Gaudy Night, the penultimate novel in the Sayers collection of mysteries featuring Lord Peter Wimsey, is an astonishing demonstration of the ability of genre-fiction's possibilities. It's a love story, a social-issue novel (about the prejudice against intellectual women), a costume drama (not so much for Sayers, but definitely for its present readers), and a well-plotted mystery story with the unusual appeal of having no murder ever committed.
Sayers carries the whole thing off with the trappings of an old-fashioned liberal erudition that could sink a less lighthearted writer, and her habit of quotation and allusion don't come off as pretensions -- rather, they're invitations to the world of reference which her characters inhabit. Of course, this is a Lord Peter Wimsey novel, built around an obnoxiously masterful aristocrat whose superhuman qualities give him the air of cariacature; the fact that Sayers teases out of this chattering demigod a character one can feel for is a feat worth marveling over.

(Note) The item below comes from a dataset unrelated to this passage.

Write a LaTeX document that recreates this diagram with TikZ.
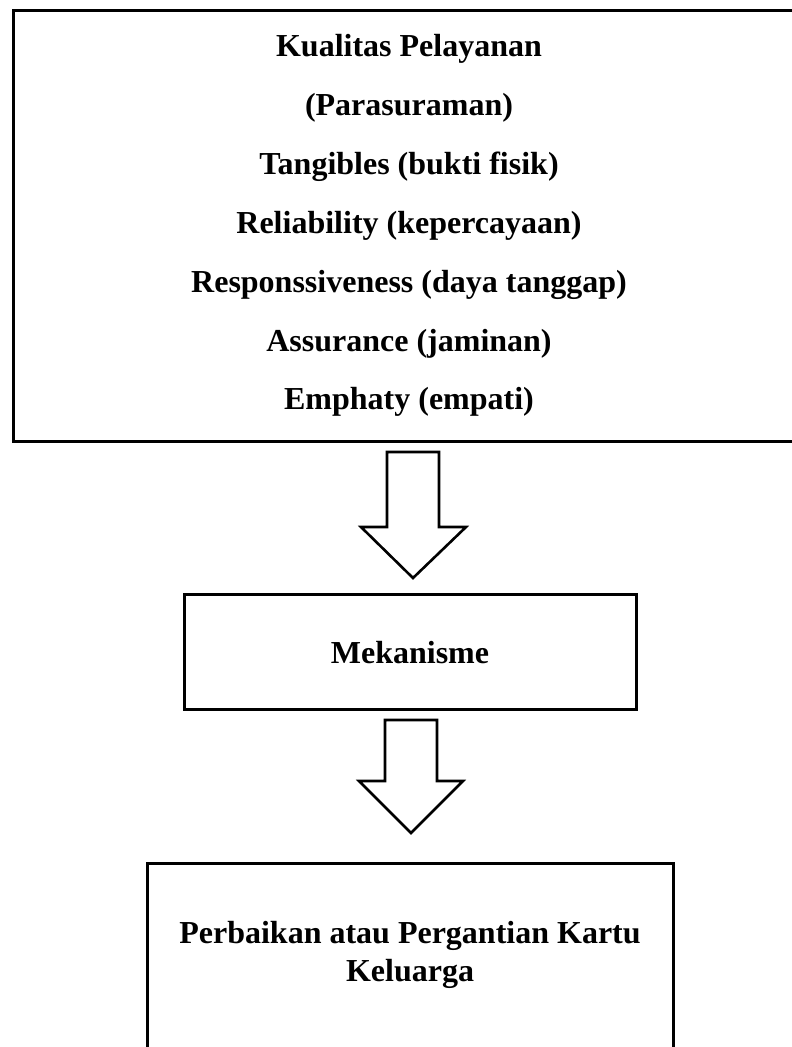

This is partially accomplished through the occlusion of Wimsey in this book by the main character, Harriet Vane, a figure who appears late in the Wimsey series and is given prominence for the first and only time in this book. A more troubled and human-scale figure, she's the focus of the plot until very late in the book. There's some back story about her and Lord Peter in the less-distinguished Strong Poison, but don't go reading that one first: you'll pick it up as you go along.
We don't have a clever way to wrap this up; no kicker; nothing to tie this old mystery-classic to any current memes. But since we had this soapbox, we just couldn't help but jump up on it and yelp "Gaudy Night! Gaudy Night!"